As a teen, Marc Kielburger was thrilled to spend part of every summer in the national rugby program at Olympia Sports Camp, a multisport facility near Huntsville, Ontario. "Long days, lots of ice packs!" he recalls. "But waking up in the mornings and stepping out onto the grass to do those first laps, I was so cold and tired, but so happy to be there."
Rugby was only part of the experience. Kielburger's coaches and mentors-- many of whom have become lifelong friends — used the sport as a metaphor for leadership. "We learned that everybody on the team has an important role — I was inside centre — and unless you have a well-functioning team, you'll never get the ball," he says. "We applied that approach off the field, too. A lot of those concepts — teamwork, empathy, co-operation, mentorship — I learned at camp."

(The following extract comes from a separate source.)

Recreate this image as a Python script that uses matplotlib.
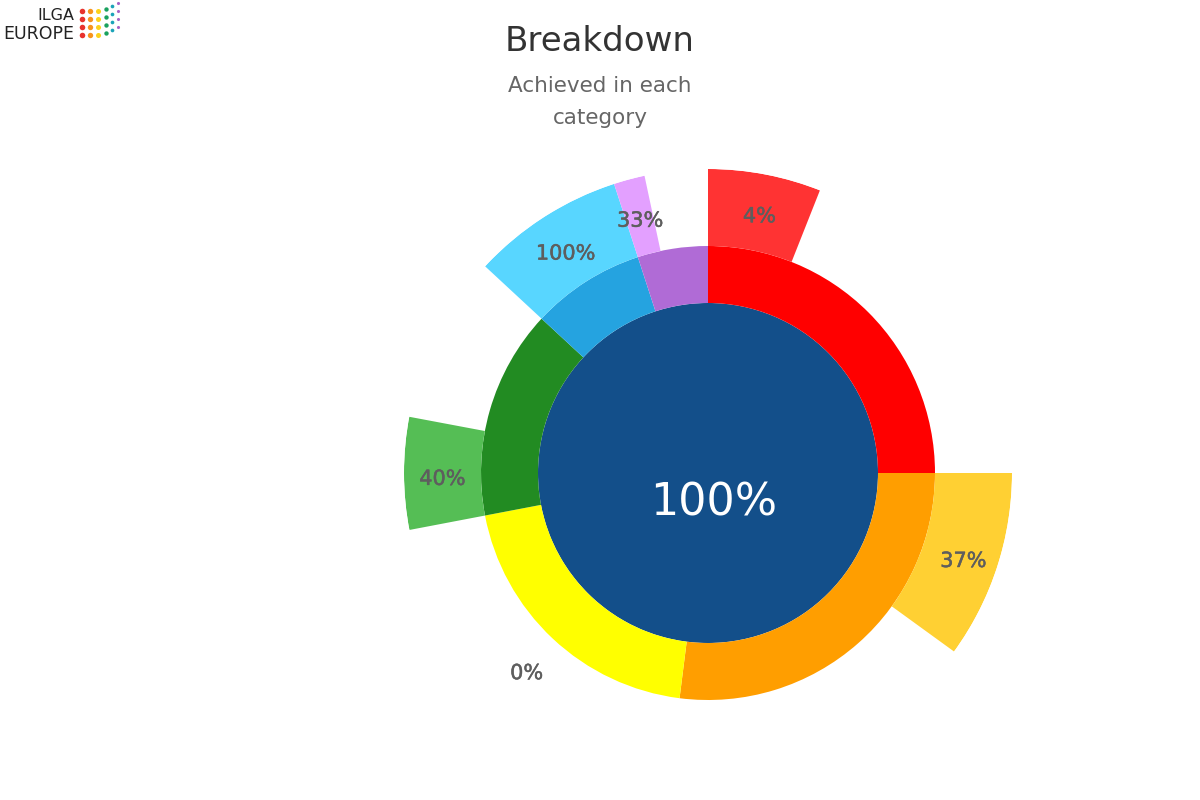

Kielburger went on to play rugby at Harvard University, where he graduated in international relations, then as a Rhodes scholar at the University of Oxford, where he earned a law degree. A social activist from a young age, Kielburger is the executive director of Free the Children, and co-founder with younger brother Craig of the social movement Me to We. He's co-authored several books, including The World Needs Your Kid: How to Raise Children Who Care and Contribute.
But Kielburger says that what he learned at camp has most stayed with him. "It wasn't about learning how to be a better rugby player," he says. "It was about learning how to be a better person."
Marc and Craig are now heavily involved in their own camps, the Me to We Academies.